[Tagging] Is there a good way to indicate "pushing bicycle not allowed here"?
Matthew Woehlke
mwoehlke.floss at gmail.com
Thu Jul 23 20:34:55 UTC 2020
On 23/07/2020 16.16, Mike Thompson wrote:
> Perhaps it is unfortunate that for modes of transportation we picked
> nouns rather than verbs (e.g. foot vs. walking), but that is what it
> is by long tradition. A similar thing applies to horse=no. There
> are roads (some of the US Interstates) where you can not ride your
> horse, but you can load your horse into a trailer, hook the trailer
> up to your truck, and drive with your horse on those same roads.
...but then your horse is a passenger in a vehicle. Otherwise that would
be like saying a human can't ride in a vehicle if foot=no. Besides,
those restrictions are generally because slow-moving traffic is a
hazard; in a trailer, your horse (camel, elephant, ...) is no longer
slow-moving.
For similar reasons, I would assume that a way that allows vehicles but
not pushed bicycles allows a bicycle *in* a vehicle.

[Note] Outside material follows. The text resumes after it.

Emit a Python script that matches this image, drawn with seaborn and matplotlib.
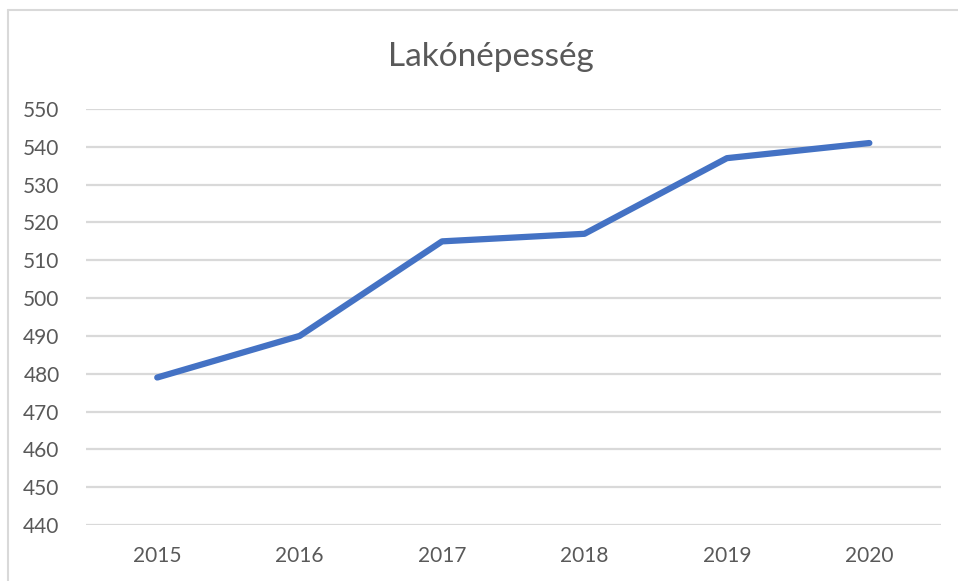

FWIW, I'm sympathetic to the "no means no" camp and just declaring that
if you really meant "dismount", *fix it*.
I don't think bicycle=no and horse=no should mean something different.
If horse=no means "no horses allowed", not "horses allowed as long as no
one is riding them" (which I would expect to be the case), then
bicycle=no should mean the same thing with "bicycle" substituted for
"horse". And in both cases, we're talking about the horse/bicycle being
*directly* on the way, not being inside a vehicle.